## Data provided
-------------------------

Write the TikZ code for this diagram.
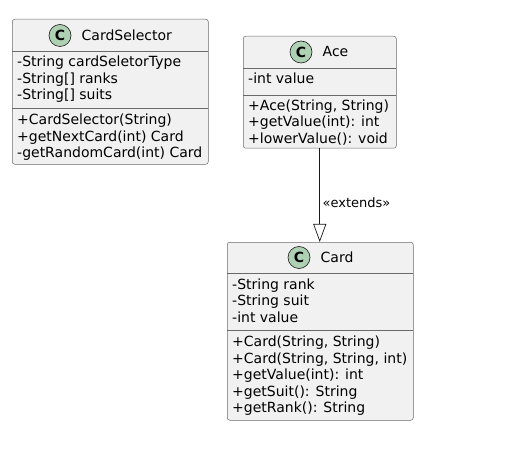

-------------------------

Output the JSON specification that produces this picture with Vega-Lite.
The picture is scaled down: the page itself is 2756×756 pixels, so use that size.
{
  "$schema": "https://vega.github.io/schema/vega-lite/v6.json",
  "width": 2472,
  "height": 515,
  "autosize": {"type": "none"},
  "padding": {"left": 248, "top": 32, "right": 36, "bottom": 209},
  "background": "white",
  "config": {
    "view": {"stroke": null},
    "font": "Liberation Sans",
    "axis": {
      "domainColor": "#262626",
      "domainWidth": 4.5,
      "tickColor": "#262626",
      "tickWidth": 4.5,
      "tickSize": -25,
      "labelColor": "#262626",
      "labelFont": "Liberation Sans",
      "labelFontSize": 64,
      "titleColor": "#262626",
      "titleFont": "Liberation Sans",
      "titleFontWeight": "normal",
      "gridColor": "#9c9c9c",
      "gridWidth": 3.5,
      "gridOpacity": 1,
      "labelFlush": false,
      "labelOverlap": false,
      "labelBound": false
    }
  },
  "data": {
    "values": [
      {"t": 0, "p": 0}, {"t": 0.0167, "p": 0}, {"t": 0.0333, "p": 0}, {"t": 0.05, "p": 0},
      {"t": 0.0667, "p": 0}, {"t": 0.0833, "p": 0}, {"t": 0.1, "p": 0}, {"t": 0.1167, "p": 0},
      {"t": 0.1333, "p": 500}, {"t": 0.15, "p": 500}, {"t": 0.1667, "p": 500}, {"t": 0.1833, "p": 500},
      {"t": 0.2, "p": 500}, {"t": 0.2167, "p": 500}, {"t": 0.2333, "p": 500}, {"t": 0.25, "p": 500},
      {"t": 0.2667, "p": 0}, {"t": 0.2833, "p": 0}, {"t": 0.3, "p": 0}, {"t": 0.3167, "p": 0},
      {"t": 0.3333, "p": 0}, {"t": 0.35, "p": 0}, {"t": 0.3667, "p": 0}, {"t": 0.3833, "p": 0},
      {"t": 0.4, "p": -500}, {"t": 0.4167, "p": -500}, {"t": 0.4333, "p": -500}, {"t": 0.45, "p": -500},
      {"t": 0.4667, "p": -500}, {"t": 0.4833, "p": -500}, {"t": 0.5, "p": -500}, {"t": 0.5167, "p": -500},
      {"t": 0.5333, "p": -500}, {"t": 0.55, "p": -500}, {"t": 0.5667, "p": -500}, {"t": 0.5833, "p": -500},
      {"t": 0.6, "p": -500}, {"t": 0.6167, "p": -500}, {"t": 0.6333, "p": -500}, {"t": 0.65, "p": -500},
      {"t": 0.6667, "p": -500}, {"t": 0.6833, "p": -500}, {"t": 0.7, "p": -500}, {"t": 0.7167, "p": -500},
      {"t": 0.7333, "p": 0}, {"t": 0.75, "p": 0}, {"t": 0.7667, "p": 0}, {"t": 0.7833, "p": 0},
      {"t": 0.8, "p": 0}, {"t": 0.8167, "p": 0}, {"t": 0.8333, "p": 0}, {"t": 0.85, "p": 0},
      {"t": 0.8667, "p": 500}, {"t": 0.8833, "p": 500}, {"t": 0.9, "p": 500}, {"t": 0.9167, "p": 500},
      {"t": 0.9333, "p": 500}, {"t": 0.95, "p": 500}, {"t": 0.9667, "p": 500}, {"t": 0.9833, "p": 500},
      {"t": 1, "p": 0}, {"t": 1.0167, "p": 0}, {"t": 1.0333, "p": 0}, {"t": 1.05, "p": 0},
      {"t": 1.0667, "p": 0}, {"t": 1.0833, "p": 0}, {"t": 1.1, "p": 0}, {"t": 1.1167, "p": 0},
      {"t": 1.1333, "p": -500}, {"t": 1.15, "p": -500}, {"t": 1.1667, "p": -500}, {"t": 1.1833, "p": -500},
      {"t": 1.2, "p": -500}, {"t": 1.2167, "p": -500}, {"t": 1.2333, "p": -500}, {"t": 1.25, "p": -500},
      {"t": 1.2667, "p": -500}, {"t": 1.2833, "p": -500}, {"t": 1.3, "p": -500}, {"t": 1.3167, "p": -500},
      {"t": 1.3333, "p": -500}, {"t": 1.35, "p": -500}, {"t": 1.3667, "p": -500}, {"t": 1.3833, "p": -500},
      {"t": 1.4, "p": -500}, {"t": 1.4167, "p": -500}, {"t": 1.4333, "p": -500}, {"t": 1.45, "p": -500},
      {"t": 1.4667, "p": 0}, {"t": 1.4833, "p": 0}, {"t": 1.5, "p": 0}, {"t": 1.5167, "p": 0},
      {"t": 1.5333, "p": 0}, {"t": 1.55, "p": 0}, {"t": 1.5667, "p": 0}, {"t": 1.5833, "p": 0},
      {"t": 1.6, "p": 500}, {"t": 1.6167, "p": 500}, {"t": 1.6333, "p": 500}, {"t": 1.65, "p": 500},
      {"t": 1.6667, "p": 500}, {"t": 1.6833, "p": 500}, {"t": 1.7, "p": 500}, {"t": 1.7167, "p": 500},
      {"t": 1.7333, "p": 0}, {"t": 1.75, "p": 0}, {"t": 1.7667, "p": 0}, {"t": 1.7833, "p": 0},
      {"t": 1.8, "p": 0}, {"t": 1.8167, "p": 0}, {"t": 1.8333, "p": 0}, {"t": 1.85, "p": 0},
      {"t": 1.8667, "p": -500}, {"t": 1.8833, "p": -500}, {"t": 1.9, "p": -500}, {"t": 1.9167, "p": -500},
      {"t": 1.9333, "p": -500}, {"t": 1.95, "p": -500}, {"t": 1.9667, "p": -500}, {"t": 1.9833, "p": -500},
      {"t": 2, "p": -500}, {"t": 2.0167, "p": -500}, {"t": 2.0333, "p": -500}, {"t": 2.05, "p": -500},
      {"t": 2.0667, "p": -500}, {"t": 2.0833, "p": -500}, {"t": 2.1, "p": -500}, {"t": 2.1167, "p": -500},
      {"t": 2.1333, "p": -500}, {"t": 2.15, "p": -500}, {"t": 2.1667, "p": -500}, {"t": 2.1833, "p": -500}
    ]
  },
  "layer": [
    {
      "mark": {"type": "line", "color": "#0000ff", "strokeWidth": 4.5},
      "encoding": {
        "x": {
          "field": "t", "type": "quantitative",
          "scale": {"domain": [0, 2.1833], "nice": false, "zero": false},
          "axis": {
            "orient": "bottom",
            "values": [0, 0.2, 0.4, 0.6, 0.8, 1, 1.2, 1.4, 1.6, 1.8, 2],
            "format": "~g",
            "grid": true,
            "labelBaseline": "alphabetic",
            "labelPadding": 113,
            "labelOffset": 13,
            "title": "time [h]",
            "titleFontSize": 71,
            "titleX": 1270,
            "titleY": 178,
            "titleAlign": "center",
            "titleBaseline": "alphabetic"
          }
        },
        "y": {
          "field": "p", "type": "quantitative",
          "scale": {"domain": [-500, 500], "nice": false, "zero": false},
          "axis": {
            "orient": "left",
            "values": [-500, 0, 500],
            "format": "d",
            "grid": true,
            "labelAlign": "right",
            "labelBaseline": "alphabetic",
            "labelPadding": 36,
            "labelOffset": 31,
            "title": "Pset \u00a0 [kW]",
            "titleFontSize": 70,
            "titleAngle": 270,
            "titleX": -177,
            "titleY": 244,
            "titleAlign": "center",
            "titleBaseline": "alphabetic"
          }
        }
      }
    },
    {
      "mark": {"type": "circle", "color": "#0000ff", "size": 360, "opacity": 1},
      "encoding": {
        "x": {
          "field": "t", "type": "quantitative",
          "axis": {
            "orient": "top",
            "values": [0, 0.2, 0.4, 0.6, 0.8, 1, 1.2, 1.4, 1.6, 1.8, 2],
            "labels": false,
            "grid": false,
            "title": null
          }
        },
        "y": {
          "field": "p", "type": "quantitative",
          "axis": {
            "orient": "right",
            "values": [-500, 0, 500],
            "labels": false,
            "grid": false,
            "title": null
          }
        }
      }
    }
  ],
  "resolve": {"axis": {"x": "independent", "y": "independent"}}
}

-------------------------

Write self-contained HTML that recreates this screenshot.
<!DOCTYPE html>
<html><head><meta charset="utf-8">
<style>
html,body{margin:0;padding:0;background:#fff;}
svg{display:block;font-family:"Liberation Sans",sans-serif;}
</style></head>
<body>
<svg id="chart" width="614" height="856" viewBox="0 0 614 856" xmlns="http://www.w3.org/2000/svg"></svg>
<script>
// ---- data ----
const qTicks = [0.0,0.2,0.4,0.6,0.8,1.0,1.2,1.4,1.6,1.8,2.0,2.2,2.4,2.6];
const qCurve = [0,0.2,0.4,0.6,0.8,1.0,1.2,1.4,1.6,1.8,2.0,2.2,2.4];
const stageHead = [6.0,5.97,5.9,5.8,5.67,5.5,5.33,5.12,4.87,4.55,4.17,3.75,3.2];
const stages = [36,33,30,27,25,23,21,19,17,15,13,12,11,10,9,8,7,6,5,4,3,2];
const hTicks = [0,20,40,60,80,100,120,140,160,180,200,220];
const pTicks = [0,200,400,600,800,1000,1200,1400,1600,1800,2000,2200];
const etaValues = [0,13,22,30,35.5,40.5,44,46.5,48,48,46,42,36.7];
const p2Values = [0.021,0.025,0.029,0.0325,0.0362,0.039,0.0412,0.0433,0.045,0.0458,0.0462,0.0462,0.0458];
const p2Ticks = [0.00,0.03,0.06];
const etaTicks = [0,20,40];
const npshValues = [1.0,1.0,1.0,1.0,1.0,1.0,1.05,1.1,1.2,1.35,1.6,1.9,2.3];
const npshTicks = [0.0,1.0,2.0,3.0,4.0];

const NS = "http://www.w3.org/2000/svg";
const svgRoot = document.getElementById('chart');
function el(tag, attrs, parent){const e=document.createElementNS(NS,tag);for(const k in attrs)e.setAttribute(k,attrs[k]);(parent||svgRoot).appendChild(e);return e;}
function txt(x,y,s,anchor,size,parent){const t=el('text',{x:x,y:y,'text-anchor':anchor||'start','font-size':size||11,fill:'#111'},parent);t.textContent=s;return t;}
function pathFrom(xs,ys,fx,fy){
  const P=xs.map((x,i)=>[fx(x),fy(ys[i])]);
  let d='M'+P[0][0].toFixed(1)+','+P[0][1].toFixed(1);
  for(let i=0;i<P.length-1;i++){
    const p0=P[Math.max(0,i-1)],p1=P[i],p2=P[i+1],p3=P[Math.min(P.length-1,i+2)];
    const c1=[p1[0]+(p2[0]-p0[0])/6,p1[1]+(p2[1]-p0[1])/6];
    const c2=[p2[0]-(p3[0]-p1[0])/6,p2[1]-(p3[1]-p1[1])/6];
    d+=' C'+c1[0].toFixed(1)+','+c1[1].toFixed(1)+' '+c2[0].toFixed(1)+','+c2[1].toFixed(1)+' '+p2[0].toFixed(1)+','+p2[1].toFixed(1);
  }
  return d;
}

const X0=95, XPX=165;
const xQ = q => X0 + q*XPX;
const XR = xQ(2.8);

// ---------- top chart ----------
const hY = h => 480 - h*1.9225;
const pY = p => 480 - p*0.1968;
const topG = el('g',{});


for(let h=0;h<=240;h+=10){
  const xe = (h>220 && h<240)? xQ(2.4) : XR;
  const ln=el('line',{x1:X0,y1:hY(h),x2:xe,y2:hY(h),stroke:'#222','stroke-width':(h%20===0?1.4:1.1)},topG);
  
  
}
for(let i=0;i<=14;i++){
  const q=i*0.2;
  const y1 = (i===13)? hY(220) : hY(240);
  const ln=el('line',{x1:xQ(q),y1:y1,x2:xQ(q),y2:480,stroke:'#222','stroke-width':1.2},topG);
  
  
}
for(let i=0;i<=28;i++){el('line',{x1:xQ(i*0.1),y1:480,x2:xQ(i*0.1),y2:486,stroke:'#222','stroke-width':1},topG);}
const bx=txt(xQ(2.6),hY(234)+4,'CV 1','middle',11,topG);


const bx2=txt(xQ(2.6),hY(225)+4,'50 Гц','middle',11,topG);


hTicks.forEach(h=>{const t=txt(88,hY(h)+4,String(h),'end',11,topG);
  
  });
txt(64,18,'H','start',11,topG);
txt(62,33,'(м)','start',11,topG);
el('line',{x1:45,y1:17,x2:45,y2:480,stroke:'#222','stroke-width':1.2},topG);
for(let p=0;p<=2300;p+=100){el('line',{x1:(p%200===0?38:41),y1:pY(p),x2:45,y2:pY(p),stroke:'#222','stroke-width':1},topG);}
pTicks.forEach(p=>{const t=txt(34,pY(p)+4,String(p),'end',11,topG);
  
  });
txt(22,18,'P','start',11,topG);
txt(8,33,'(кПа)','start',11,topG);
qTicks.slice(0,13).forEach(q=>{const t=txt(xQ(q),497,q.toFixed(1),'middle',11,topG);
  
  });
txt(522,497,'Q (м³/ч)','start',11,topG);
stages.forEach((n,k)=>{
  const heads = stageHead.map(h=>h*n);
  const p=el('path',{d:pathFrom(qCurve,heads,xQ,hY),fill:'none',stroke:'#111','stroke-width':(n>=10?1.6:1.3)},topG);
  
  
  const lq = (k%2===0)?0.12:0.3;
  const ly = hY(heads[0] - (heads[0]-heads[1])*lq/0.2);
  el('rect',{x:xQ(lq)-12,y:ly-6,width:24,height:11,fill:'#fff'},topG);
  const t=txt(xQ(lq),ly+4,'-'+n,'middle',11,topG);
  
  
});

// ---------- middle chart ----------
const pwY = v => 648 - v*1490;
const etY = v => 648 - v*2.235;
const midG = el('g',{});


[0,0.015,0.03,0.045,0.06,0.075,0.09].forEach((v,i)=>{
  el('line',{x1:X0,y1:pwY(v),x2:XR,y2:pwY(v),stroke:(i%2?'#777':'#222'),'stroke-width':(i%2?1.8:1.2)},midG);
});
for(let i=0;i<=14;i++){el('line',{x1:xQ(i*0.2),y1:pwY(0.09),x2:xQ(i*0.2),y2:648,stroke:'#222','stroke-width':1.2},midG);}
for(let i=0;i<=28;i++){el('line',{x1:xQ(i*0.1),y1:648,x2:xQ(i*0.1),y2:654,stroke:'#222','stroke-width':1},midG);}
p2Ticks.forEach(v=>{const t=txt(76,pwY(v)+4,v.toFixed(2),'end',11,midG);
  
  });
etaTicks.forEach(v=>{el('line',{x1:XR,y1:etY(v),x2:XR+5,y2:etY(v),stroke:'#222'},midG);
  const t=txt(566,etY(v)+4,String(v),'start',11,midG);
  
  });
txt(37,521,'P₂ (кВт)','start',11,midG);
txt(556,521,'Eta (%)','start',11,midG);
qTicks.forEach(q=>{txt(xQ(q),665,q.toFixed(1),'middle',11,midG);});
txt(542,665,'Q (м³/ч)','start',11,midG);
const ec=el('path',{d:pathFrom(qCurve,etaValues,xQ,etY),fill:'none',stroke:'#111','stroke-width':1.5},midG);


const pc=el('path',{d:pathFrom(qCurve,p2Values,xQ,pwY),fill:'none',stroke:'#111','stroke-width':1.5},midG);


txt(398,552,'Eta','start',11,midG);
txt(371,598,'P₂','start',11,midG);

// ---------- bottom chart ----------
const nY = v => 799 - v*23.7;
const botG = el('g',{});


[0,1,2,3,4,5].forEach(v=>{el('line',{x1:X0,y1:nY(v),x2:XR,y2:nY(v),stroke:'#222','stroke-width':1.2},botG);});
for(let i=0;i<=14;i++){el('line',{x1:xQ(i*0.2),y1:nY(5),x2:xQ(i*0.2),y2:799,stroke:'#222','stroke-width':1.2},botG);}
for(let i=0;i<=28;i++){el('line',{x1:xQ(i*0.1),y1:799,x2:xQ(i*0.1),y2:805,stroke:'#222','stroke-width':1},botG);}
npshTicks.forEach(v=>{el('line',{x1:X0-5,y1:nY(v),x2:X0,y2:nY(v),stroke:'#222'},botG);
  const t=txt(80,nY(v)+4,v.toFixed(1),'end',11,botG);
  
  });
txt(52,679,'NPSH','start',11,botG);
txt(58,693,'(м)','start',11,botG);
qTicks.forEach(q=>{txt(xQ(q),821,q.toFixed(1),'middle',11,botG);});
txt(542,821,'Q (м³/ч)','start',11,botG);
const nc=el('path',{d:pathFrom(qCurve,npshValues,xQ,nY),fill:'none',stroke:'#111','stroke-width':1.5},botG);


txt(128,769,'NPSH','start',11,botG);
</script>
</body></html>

-------------------------

## Challenge
From the entries above, extract each line containing "picture".

## Right answer
Output the JSON specification that produces this picture with Vega-Lite.
The picture is scaled down: the page itself is 2756×756 pixels, so use that size.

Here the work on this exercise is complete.